• **WHAT TO PRODUCE**
Reproduce the material that follows, please, but only from its first line to the line containing "129, 128, 123, 122, 122, 121, 119, 117, 119]", inclusive.

--- Start of MATERIAL ---

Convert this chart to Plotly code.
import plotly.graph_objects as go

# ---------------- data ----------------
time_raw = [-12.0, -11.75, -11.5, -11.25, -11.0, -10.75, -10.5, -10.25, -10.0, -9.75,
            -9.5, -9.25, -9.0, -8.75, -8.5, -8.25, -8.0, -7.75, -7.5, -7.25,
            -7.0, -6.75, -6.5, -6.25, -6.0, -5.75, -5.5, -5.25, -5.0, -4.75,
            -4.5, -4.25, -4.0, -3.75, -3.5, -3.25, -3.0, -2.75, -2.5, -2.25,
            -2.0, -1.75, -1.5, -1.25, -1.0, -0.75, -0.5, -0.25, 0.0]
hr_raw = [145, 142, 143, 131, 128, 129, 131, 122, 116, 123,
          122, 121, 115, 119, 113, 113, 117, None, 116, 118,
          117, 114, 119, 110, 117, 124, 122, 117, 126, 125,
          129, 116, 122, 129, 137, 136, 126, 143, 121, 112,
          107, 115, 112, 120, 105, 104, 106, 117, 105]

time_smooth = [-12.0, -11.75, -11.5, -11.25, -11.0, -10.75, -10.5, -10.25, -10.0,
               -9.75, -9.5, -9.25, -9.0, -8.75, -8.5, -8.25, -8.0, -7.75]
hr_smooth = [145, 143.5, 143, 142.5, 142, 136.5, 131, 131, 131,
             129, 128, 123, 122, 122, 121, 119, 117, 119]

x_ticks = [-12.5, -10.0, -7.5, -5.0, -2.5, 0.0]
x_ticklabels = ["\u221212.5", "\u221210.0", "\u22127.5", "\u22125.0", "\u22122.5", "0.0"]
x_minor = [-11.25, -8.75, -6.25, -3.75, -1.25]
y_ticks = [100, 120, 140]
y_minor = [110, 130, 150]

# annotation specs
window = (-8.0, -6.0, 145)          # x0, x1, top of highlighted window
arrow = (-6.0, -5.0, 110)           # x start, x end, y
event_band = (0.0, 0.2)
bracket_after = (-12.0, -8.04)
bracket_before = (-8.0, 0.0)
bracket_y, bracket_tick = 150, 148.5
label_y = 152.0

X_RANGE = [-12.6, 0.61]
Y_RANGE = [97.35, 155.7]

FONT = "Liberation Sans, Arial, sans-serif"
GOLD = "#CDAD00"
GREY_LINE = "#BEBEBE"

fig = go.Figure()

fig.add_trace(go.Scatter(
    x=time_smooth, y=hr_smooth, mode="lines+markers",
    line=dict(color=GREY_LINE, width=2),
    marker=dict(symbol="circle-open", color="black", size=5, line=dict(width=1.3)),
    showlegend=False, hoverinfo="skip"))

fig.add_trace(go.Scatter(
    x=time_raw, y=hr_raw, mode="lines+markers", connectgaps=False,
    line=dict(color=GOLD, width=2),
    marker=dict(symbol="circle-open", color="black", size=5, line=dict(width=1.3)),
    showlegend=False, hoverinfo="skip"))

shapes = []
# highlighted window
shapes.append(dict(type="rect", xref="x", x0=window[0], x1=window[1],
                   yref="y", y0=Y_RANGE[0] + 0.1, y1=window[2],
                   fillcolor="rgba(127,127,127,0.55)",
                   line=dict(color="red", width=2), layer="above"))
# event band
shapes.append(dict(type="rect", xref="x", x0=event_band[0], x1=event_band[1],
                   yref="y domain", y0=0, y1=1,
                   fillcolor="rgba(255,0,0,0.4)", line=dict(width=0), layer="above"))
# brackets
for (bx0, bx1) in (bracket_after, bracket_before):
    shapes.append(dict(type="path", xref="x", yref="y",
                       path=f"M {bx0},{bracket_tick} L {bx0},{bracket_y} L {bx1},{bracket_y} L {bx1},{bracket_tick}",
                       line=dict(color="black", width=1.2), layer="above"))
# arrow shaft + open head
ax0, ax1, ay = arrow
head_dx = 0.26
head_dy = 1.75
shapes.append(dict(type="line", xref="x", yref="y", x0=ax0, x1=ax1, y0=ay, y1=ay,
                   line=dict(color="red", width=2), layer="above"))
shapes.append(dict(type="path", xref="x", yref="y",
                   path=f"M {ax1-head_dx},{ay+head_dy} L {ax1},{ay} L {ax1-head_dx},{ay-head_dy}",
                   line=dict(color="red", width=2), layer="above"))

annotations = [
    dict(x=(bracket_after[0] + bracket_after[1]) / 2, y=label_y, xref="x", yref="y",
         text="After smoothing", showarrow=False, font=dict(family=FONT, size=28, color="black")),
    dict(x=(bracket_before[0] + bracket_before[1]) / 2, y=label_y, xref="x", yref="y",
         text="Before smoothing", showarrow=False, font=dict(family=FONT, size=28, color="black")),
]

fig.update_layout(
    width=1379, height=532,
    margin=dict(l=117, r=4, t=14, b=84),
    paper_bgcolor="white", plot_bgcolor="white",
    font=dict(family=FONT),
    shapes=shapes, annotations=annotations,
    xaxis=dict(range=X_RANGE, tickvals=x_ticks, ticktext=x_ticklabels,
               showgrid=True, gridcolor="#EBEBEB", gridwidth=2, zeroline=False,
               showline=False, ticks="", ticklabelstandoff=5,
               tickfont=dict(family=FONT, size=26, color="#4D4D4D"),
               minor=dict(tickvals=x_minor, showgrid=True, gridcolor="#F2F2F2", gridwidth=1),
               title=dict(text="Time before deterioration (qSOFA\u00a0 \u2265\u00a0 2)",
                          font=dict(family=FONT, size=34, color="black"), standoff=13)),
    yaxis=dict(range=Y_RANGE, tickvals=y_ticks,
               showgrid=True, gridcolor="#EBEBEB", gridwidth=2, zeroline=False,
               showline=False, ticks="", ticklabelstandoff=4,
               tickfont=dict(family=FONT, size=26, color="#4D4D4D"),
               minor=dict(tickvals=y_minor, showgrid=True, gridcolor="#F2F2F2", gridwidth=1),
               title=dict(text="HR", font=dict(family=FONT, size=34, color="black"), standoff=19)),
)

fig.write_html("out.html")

--- End of MATERIAL ---

• **THE RESULT**
Convert this chart to Plotly code.
import plotly.graph_objects as go

# ---------------- data ----------------
time_raw = [-12.0, -11.75, -11.5, -11.25, -11.0, -10.75, -10.5, -10.25, -10.0, -9.75,
            -9.5, -9.25, -9.0, -8.75, -8.5, -8.25, -8.0, -7.75, -7.5, -7.25,
            -7.0, -6.75, -6.5, -6.25, -6.0, -5.75, -5.5, -5.25, -5.0, -4.75,
            -4.5, -4.25, -4.0, -3.75, -3.5, -3.25, -3.0, -2.75, -2.5, -2.25,
            -2.0, -1.75, -1.5, -1.25, -1.0, -0.75, -0.5, -0.25, 0.0]
hr_raw = [145, 142, 143, 131, 128, 129, 131, 122, 116, 123,
          122, 121, 115, 119, 113, 113, 117, None, 116, 118,
          117, 114, 119, 110, 117, 124, 122, 117, 126, 125,
          129, 116, 122, 129, 137, 136, 126, 143, 121, 112,
          107, 115, 112, 120, 105, 104, 106, 117, 105]

time_smooth = [-12.0, -11.75, -11.5, -11.25, -11.0, -10.75, -10.5, -10.25, -10.0,
               -9.75, -9.5, -9.25, -9.0, -8.75, -8.5, -8.25, -8.0, -7.75]
hr_smooth = [145, 143.5, 143, 142.5, 142, 136.5, 131, 131, 131,
             129, 128, 123, 122, 122, 121, 119, 117, 119]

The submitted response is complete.